In this case, the Illinois Appellate Court properly identified Strickland as the
standard applicable to Maclin’s ineffective assistance of counsel claim. Maclin, 12
N.E.3d at 658 (“A defendant’s claim of ineffective assistance of counsel is analyzed
under … Strickland… .”). It also correctly identified and discussed Strickland’s two
requirements. Id. Because the Illinois Appellate Court identified the correct legal
rule, its analysis was not contrary to clearly established federal law. See Garth v.
Davis, 470 F.3d 702, 710 (7th Cir. 2006) (“A decision applying the correct legal rule
to the facts of a case is not ‘contrary to’ within the meaning of § 2254(d)(1).”).
18
This then leaves the question of whether the Illinois Appellate Court
unreasonably applied Strickland. To make this showing, Maclin must demonstrate
that although the appellate court identified the correct legal rule, it unreasonably
applied the controlling law (in this case, Strickland) to the facts of the case.
Williams, 529 U.S. at 413. This is a difficult showing for Maclin to make because
under AEDPA, the Court must defer to the state court’s application of Strickland
unless it was “objectively unreasonable.” Williams, 529 U.S. at 409; Wiggins v.

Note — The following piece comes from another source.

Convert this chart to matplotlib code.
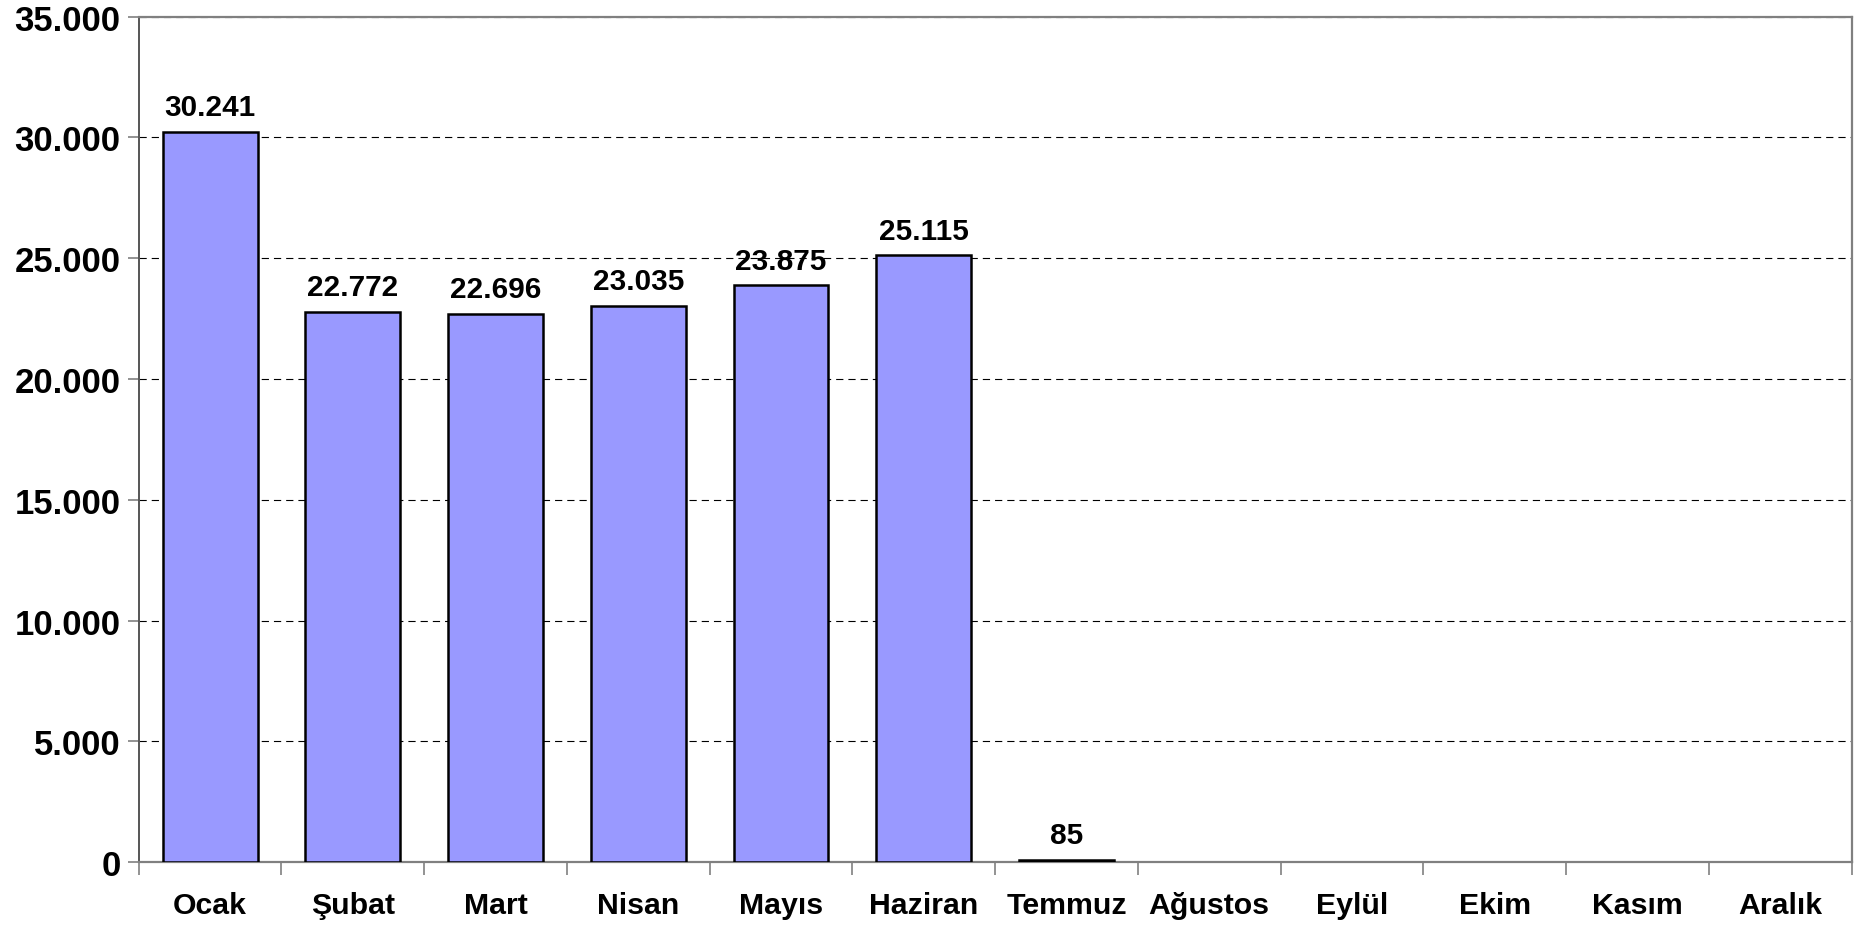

Smith, 539 U.S. 510, 520-21 (2003); Knowles v. Mirzayance, 556 U.S. 111, 123
(2009); Harrington v. Richter, 562 U.S. 86, 101 (2011) (“pivotal question [under
habeas statute] is whether the state court’s application of the Strickland standard
was unreasonable”). Put another way, the Court is not deciding whether the state
court’s determination was correct under Strickland, but rather whether it “produced
an answer within the range of defensible positions.” Taylor v. Bradley, 448 F.3d
942, 948 (7th Cir. 2006) (internal quotation marks omitted); Harrington, 562 U.S. at
101. This is a “substantially higher threshold,” Knowles, 556 U.S. at 123, as the
Court must give the Illinois Appellate Court “a deference and latitude that [would]
not [be] in operation [if] the case involve[d] review under the Strickland standard
itself,” Harrington, 562 U.S. at 101. What’s more, because Strickland is a “general
standard,” state courts are given “even more latitude to reasonably determine that a
defendant has not satisfied that standard.” Knowles, 556 U.S. at 123 (citing
Yarborough v. Alvarado, 541 U.S. 652, 664 (2004) (“[E]valuating whether a rule
application was unreasonable requires considering the rule’s specificity. The more
19
general the rule, the more leeway courts have in reaching outcomes in case-by-case
determinations”)). So Maclin faces a “doubly deferential judicial review.” Id.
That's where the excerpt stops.